Write out the data below in full, unchanged, minus the images.

>> START

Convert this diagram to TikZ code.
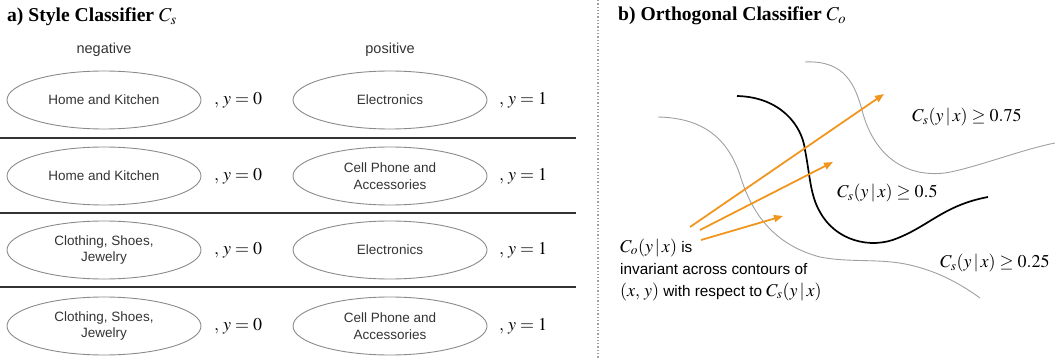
\documentclass[tikz,border=0pt]{standalone}
\usepackage{mathptmx}
\usepackage{fontspec}
\setmainfont{Liberation Serif}
\newfontfamily\helv{Liberation Sans}
\usetikzlibrary{shapes.geometric,arrows.meta}
\definecolor{ellgray}{HTML}{8A8A8A}
\definecolor{txtgray}{HTML}{333333}
\definecolor{contgray}{HTML}{A0A0A0}
\definecolor{arrorange}{HTML}{F0961E}
\newcommand\nmath[1]{{\fontsize{18}{22}\selectfont$#1$}}
\tikzset{
  cat/.style={ellipse,draw=ellgray,line width=0.9pt,minimum width=194pt,minimum height=58pt,inner sep=0pt,
    font=\helv\fontsize{13.5}{16.5}\selectfont,text=txtgray,align=center},
  lab/.style={anchor=west,font=\fontsize{18}{20}\selectfont,inner sep=0pt},
  head/.style={font=\helv\fontsize{14.5}{16}\selectfont,text=txtgray},
  title/.style={anchor=west,font=\fontsize{19.6}{22}\selectfont\bfseries,inner sep=0pt},
  sep/.style={draw=txtgray,line width=1.4pt},
  cont/.style={draw=contgray,line width=0.9pt},
  cline/.style={draw=black,line width=1.7pt},
  oarr/.style={draw=arrorange,line width=1.8pt,-{Triangle[length=9pt,width=7pt]}},
  clab/.style={font=\fontsize{18}{20}\selectfont,inner sep=0pt},
  notel/.style={anchor=base west,inner sep=0pt,font=\helv\fontsize{15.3}{22}\selectfont},
}
\begin{document}
\begin{tikzpicture}[x=1pt,y=-1pt]
\useasboundingbox (0,0) rectangle (1055,358);
% panel a
\node[title] (ta) at (7,17) {a) Style Classifier $C_s$};
\node[head] (neg) at (104,50) {negative};
\node[head] (pos) at (390,50) {positive};

\node[cat] (n1) at (104,100) {Home and Kitchen};
\node[cat] (p1) at (390,100) {Electronics};
\node[cat] (n2) at (104,176) {Home and Kitchen};
\node[cat] (p2) at (390,176) {Cell Phone and\\Accessories};
\node[cat] (n3) at (104,250) {Clothing, Shoes,\\Jewelry};
\node[cat] (p3) at (390,250) {Electronics};
\node[cat] (n4) at (104,326) {Clothing, Shoes,\\Jewelry};
\node[cat] (p4) at (390,326) {Cell Phone and\\Accessories};

\foreach \r/\yy in {1/100,2/176,3/250,4/326}{
  \node[lab] (ln\r) at (214,\yy) {$,\,y=0$};
  \node[lab] (lp\r) at (499,\yy) {$,\,y=1$};
}

\draw[sep] (0,138) -- (576,138);
\draw[sep] (0,213) -- (576,213);
\draw[sep] (0,287) -- (576,287);

\draw[contgray,line width=1.3pt,dotted] (598,0) -- (598,358);

% panel b
\node[title] (tb) at (618,16) {b) Orthogonal Classifier $C_o$};

\draw[cont] (805,62) .. controls (845,60) and (855,85) .. (862,110)
  .. controls (872,150) and (900,178) .. (945,173)
  .. controls (975,168) and (1020,150) .. (1055,143);
\draw[cline] (737,96) .. controls (780,97) and (802,125) .. (805,150)
  .. controls (810,175) and (810,195) .. (820,212)
  .. controls (835,240) and (870,250) .. (898,238)
  .. controls (930,225) and (945,205) .. (988,197);
\draw[cont] (658,117) .. controls (705,118) and (728,140) .. (740,175)
  .. controls (752,215) and (775,245) .. (820,257)
  .. controls (850,263) and (880,258) .. (910,265)
  .. controls (940,272) and (962,285) .. (980,298);

\node[clab,anchor=west] (c75) at (912,117) {$C_s(y\,|\,x)\geq 0.75$};
\node[clab,anchor=west] (c50) at (837,193) {$C_s(y\,|\,x)\geq 0.5$};
\node[clab,anchor=west] (c25) at (940,263) {$C_s(y\,|\,x)\geq 0.25$};

\node[notel] (note1) at (620,252) {\nmath{C_o(y\,|\,x)} is};
\node[notel] (note2) at (620,274) {invariant across contours of};
\node[notel] (note3) at (620,296) {\nmath{(x,\,y)} with respect to \nmath{C_s(y\,|\,x)}};

\coordinate (s1) at (690,227);
\coordinate (e1) at (884,94);
\coordinate (s2) at (700,230);
\coordinate (e2) at (833,162);
\coordinate (s3) at (701,240);
\coordinate (e3) at (783,216);
\draw[oarr] (s1) -- (e1);
\draw[oarr] (s2) -- (e2);
\draw[oarr] (s3) -- (e3);
\end{tikzpicture}
\end{document}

>> END

→ CORRECT OUTPUT:
Convert this diagram to TikZ code.
\documentclass[tikz,border=0pt]{standalone}
\usepackage{mathptmx}
\usepackage{fontspec}
\setmainfont{Liberation Serif}
\newfontfamily\helv{Liberation Sans}
\usetikzlibrary{shapes.geometric,arrows.meta}
\definecolor{ellgray}{HTML}{8A8A8A}
\definecolor{txtgray}{HTML}{333333}
\definecolor{contgray}{HTML}{A0A0A0}
\definecolor{arrorange}{HTML}{F0961E}
\newcommand\nmath[1]{{\fontsize{18}{22}\selectfont$#1$}}
\tikzset{
  cat/.style={ellipse,draw=ellgray,line width=0.9pt,minimum width=194pt,minimum height=58pt,inner sep=0pt,
    font=\helv\fontsize{13.5}{16.5}\selectfont,text=txtgray,align=center},
  lab/.style={anchor=west,font=\fontsize{18}{20}\selectfont,inner sep=0pt},
  head/.style={font=\helv\fontsize{14.5}{16}\selectfont,text=txtgray},
  title/.style={anchor=west,font=\fontsize{19.6}{22}\selectfont\bfseries,inner sep=0pt},
  sep/.style={draw=txtgray,line width=1.4pt},
  cont/.style={draw=contgray,line width=0.9pt},
  cline/.style={draw=black,line width=1.7pt},
  oarr/.style={draw=arrorange,line width=1.8pt,-{Triangle[length=9pt,width=7pt]}},
  clab/.style={font=\fontsize{18}{20}\selectfont,inner sep=0pt},
  notel/.style={anchor=base west,inner sep=0pt,font=\helv\fontsize{15.3}{22}\selectfont},
}
\begin{document}
\begin{tikzpicture}[x=1pt,y=-1pt]
\useasboundingbox (0,0) rectangle (1055,358);
% panel a
\node[title] (ta) at (7,17) {a) Style Classifier $C_s$};
\node[head] (neg) at (104,50) {negative};
\node[head] (pos) at (390,50) {positive};

\node[cat] (n1) at (104,100) {Home and Kitchen};
\node[cat] (p1) at (390,100) {Electronics};
\node[cat] (n2) at (104,176) {Home and Kitchen};
\node[cat] (p2) at (390,176) {Cell Phone and\\Accessories};
\node[cat] (n3) at (104,250) {Clothing, Shoes,\\Jewelry};
\node[cat] (p3) at (390,250) {Electronics};
\node[cat] (n4) at (104,326) {Clothing, Shoes,\\Jewelry};
\node[cat] (p4) at (390,326) {Cell Phone and\\Accessories};

\foreach \r/\yy in {1/100,2/176,3/250,4/326}{
  \node[lab] (ln\r) at (214,\yy) {$,\,y=0$};
  \node[lab] (lp\r) at (499,\yy) {$,\,y=1$};
}

\draw[sep] (0,138) -- (576,138);
\draw[sep] (0,213) -- (576,213);
\draw[sep] (0,287) -- (576,287);

\draw[contgray,line width=1.3pt,dotted] (598,0) -- (598,358);

% panel b
\node[title] (tb) at (618,16) {b) Orthogonal Classifier $C_o$};

\draw[cont] (805,62) .. controls (845,60) and (855,85) .. (862,110)
  .. controls (872,150) and (900,178) .. (945,173)
  .. controls (975,168) and (1020,150) .. (1055,143);
\draw[cline] (737,96) .. controls (780,97) and (802,125) .. (805,150)
  .. controls (810,175) and (810,195) .. (820,212)
  .. controls (835,240) and (870,250) .. (898,238)
  .. controls (930,225) and (945,205) .. (988,197);
\draw[cont] (658,117) .. controls (705,118) and (728,140) .. (740,175)
  .. controls (752,215) and (775,245) .. (820,257)
  .. controls (850,263) and (880,258) .. (910,265)
  .. controls (940,272) and (962,285) .. (980,298);

\node[clab,anchor=west] (c75) at (912,117) {$C_s(y\,|\,x)\geq 0.75$};
\node[clab,anchor=west] (c50) at (837,193) {$C_s(y\,|\,x)\geq 0.5$};
\node[clab,anchor=west] (c25) at (940,263) {$C_s(y\,|\,x)\geq 0.25$};

\node[notel] (note1) at (620,252) {\nmath{C_o(y\,|\,x)} is};
\node[notel] (note2) at (620,274) {invariant across contours of};
\node[notel] (note3) at (620,296) {\nmath{(x,\,y)} with respect to \nmath{C_s(y\,|\,x)}};

\coordinate (s1) at (690,227);
\coordinate (e1) at (884,94);
\coordinate (s2) at (700,230);
\coordinate (e2) at (833,162);
\coordinate (s3) at (701,240);
\coordinate (e3) at (783,216);
\draw[oarr] (s1) -- (e1);
\draw[oarr] (s2) -- (e2);
\draw[oarr] (s3) -- (e3);
\end{tikzpicture}
\end{document}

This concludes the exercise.